* Aim of the task: Reproduce all of the data exactly, with no line skipped.
#### Raw data
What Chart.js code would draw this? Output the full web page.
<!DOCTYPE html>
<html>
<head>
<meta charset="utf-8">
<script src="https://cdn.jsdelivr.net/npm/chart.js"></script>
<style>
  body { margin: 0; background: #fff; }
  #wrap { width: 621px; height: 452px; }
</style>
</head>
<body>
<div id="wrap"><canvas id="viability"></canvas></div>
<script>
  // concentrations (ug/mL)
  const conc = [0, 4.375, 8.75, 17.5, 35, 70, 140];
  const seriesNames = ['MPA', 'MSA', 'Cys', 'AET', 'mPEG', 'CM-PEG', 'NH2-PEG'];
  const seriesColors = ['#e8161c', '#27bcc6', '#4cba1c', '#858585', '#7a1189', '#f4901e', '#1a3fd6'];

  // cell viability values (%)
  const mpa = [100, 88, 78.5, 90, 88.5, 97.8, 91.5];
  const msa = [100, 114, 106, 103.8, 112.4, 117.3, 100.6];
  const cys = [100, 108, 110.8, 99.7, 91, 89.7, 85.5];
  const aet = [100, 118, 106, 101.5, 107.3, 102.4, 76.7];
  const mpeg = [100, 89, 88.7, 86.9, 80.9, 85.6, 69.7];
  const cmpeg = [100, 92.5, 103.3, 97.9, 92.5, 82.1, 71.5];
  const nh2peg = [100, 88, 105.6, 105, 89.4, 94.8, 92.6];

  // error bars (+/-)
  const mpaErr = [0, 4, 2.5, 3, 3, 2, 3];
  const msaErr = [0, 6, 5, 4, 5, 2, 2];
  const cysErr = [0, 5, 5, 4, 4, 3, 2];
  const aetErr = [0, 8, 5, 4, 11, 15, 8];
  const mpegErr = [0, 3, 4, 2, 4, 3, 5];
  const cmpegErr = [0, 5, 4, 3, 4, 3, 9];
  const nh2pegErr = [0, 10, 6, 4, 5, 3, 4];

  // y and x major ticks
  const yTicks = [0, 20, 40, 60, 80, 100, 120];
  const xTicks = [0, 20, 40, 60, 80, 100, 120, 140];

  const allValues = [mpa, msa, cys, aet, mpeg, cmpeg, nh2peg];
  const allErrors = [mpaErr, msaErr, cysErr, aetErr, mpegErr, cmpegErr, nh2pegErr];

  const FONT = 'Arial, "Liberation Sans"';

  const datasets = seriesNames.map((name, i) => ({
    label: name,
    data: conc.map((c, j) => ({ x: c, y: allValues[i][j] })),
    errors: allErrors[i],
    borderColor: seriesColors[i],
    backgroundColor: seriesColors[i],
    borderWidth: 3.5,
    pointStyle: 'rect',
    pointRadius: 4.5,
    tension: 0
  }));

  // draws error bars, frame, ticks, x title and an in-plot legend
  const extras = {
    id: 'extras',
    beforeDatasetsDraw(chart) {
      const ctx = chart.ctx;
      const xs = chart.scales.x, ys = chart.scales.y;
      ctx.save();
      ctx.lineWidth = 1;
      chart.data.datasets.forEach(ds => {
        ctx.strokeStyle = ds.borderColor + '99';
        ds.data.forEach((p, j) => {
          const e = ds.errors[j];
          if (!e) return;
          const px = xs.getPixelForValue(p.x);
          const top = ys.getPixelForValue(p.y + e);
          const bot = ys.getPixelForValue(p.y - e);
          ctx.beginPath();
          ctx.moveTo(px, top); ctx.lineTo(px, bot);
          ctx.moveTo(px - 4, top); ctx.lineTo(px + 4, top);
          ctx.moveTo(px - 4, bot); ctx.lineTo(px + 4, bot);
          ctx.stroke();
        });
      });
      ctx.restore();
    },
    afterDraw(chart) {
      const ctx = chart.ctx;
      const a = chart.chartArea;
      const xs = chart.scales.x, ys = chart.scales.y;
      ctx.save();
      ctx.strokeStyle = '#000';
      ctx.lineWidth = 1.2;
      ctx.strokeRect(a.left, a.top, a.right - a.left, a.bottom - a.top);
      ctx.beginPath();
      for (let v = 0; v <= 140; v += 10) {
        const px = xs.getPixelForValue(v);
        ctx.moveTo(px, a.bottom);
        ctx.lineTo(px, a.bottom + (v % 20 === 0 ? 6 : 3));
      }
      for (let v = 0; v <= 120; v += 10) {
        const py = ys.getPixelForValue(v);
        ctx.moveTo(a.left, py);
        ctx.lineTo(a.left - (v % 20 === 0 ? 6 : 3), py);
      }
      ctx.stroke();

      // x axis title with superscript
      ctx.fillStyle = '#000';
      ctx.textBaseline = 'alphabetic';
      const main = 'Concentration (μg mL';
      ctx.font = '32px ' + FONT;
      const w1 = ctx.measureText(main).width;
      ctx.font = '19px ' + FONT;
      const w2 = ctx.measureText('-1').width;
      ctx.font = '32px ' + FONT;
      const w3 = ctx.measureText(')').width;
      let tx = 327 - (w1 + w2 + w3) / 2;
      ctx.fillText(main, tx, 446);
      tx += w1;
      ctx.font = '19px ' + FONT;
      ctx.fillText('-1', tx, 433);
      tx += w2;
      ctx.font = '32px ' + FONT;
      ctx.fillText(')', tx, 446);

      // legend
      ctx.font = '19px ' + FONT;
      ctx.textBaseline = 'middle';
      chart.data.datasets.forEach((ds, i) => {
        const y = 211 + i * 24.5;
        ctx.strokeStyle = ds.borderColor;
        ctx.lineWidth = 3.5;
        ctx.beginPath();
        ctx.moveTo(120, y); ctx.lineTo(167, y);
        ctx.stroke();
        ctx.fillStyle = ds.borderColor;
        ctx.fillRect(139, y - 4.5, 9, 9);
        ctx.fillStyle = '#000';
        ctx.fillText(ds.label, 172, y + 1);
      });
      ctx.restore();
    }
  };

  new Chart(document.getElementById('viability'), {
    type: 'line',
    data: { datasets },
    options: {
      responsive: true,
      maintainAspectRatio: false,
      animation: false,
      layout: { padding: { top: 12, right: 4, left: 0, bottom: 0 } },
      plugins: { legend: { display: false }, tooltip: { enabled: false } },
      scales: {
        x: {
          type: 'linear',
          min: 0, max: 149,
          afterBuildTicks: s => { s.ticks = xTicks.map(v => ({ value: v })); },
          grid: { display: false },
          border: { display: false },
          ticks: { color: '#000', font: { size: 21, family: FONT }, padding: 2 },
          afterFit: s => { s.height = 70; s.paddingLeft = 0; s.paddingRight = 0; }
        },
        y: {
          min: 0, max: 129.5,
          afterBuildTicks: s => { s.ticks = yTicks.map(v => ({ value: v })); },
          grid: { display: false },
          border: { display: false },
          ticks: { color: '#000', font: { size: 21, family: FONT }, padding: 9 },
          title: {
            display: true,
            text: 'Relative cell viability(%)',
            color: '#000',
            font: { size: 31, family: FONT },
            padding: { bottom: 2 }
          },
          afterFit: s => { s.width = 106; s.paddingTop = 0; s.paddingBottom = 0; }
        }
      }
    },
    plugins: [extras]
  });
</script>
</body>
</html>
########
* Solution to this problem:
What Chart.js code would draw this? Output the full web page.
<!DOCTYPE html>
<html>
<head>
<meta charset="utf-8">
<script src="https://cdn.jsdelivr.net/npm/chart.js"></script>
<style>
  body { margin: 0; background: #fff; }
  #wrap { width: 621px; height: 452px; }
</style>
</head>
<body>
<div id="wrap"><canvas id="viability"></canvas></div>
<script>
  // concentrations (ug/mL)
  const conc = [0, 4.375, 8.75, 17.5, 35, 70, 140];
  const seriesNames = ['MPA', 'MSA', 'Cys', 'AET', 'mPEG', 'CM-PEG', 'NH2-PEG'];
  const seriesColors = ['#e8161c', '#27bcc6', '#4cba1c', '#858585', '#7a1189', '#f4901e', '#1a3fd6'];

  // cell viability values (%)
  const mpa = [100, 88, 78.5, 90, 88.5, 97.8, 91.5];
  const msa = [100, 114, 106, 103.8, 112.4, 117.3, 100.6];
  const cys = [100, 108, 110.8, 99.7, 91, 89.7, 85.5];
  const aet = [100, 118, 106, 101.5, 107.3, 102.4, 76.7];
  const mpeg = [100, 89, 88.7, 86.9, 80.9, 85.6, 69.7];
  const cmpeg = [100, 92.5, 103.3, 97.9, 92.5, 82.1, 71.5];
  const nh2peg = [100, 88, 105.6, 105, 89.4, 94.8, 92.6];

  // error bars (+/-)
  const mpaErr = [0, 4, 2.5, 3, 3, 2, 3];
  const msaErr = [0, 6, 5, 4, 5, 2, 2];
  const cysErr = [0, 5, 5, 4, 4, 3, 2];
  const aetErr = [0, 8, 5, 4, 11, 15, 8];
  const mpegErr = [0, 3, 4, 2, 4, 3, 5];
  const cmpegErr = [0, 5, 4, 3, 4, 3, 9];
  const nh2pegErr = [0, 10, 6, 4, 5, 3, 4];

  // y and x major ticks
  const yTicks = [0, 20, 40, 60, 80, 100, 120];
  const xTicks = [0, 20, 40, 60, 80, 100, 120, 140];

  const allValues = [mpa, msa, cys, aet, mpeg, cmpeg, nh2peg];
  const allErrors = [mpaErr, msaErr, cysErr, aetErr, mpegErr, cmpegErr, nh2pegErr];

  const FONT = 'Arial, "Liberation Sans"';

  const datasets = seriesNames.map((name, i) => ({
    label: name,
    data: conc.map((c, j) => ({ x: c, y: allValues[i][j] })),
    errors: allErrors[i],
    borderColor: seriesColors[i],
    backgroundColor: seriesColors[i],
    borderWidth: 3.5,
    pointStyle: 'rect',
    pointRadius: 4.5,
    tension: 0
  }));

  // draws error bars, frame, ticks, x title and an in-plot legend
  const extras = {
    id: 'extras',
    beforeDatasetsDraw(chart) {
      const ctx = chart.ctx;
      const xs = chart.scales.x, ys = chart.scales.y;
      ctx.save();
      ctx.lineWidth = 1;
      chart.data.datasets.forEach(ds => {
        ctx.strokeStyle = ds.borderColor + '99';
        ds.data.forEach((p, j) => {
          const e = ds.errors[j];
          if (!e) return;
          const px = xs.getPixelForValue(p.x);
          const top = ys.getPixelForValue(p.y + e);
          const bot = ys.getPixelForValue(p.y - e);
          ctx.beginPath();
          ctx.moveTo(px, top); ctx.lineTo(px, bot);
          ctx.moveTo(px - 4, top); ctx.lineTo(px + 4, top);
          ctx.moveTo(px - 4, bot); ctx.lineTo(px + 4, bot);
          ctx.stroke();
        });
      });
      ctx.restore();
    },
    afterDraw(chart) {
      const ctx = chart.ctx;
      const a = chart.chartArea;
      const xs = chart.scales.x, ys = chart.scales.y;
      ctx.save();
      ctx.strokeStyle = '#000';
      ctx.lineWidth = 1.2;
      ctx.strokeRect(a.left, a.top, a.right - a.left, a.bottom - a.top);
      ctx.beginPath();
      for (let v = 0; v <= 140; v += 10) {
        const px = xs.getPixelForValue(v);
        ctx.moveTo(px, a.bottom);
        ctx.lineTo(px, a.bottom + (v % 20 === 0 ? 6 : 3));
      }
      for (let v = 0; v <= 120; v += 10) {
        const py = ys.getPixelForValue(v);
        ctx.moveTo(a.left, py);
        ctx.lineTo(a.left - (v % 20 === 0 ? 6 : 3), py);
      }
      ctx.stroke();

      // x axis title with superscript
      ctx.fillStyle = '#000';
      ctx.textBaseline = 'alphabetic';
      const main = 'Concentration (μg mL';
      ctx.font = '32px ' + FONT;
      const w1 = ctx.measureText(main).width;
      ctx.font = '19px ' + FONT;
      const w2 = ctx.measureText('-1').width;
      ctx.font = '32px ' + FONT;
      const w3 = ctx.measureText(')').width;
      let tx = 327 - (w1 + w2 + w3) / 2;
      ctx.fillText(main, tx, 446);
      tx += w1;
      ctx.font = '19px ' + FONT;
      ctx.fillText('-1', tx, 433);
      tx += w2;
      ctx.font = '32px ' + FONT;
      ctx.fillText(')', tx, 446);

      // legend
      ctx.font = '19px ' + FONT;
      ctx.textBaseline = 'middle';
      chart.data.datasets.forEach((ds, i) => {
        const y = 211 + i * 24.5;
        ctx.strokeStyle = ds.borderColor;
        ctx.lineWidth = 3.5;
        ctx.beginPath();
        ctx.moveTo(120, y); ctx.lineTo(167, y);
        ctx.stroke();
        ctx.fillStyle = ds.borderColor;
        ctx.fillRect(139, y - 4.5, 9, 9);
        ctx.fillStyle = '#000';
        ctx.fillText(ds.label, 172, y + 1);
      });
      ctx.restore();
    }
  };

  new Chart(document.getElementById('viability'), {
    type: 'line',
    data: { datasets },
    options: {
      responsive: true,
      maintainAspectRatio: false,
      animation: false,
      layout: { padding: { top: 12, right: 4, left: 0, bottom: 0 } },
      plugins: { legend: { display: false }, tooltip: { enabled: false } },
      scales: {
        x: {
          type: 'linear',
          min: 0, max: 149,
          afterBuildTicks: s => { s.ticks = xTicks.map(v => ({ value: v })); },
          grid: { display: false },
          border: { display: false },
          ticks: { color: '#000', font: { size: 21, family: FONT }, padding: 2 },
          afterFit: s => { s.height = 70; s.paddingLeft = 0; s.paddingRight = 0; }
        },
        y: {
          min: 0, max: 129.5,
          afterBuildTicks: s => { s.ticks = yTicks.map(v => ({ value: v })); },
          grid: { display: false },
          border: { display: false },
          ticks: { color: '#000', font: { size: 21, family: FONT }, padding: 9 },
          title: {
            display: true,
            text: 'Relative cell viability(%)',
            color: '#000',
            font: { size: 31, family: FONT },
            padding: { bottom: 2 }
          },
          afterFit: s => { s.width = 106; s.paddingTop = 0; s.paddingBottom = 0; }
        }
      }
    },
    plugins: [extras]
  });
</script>
</body>
</html>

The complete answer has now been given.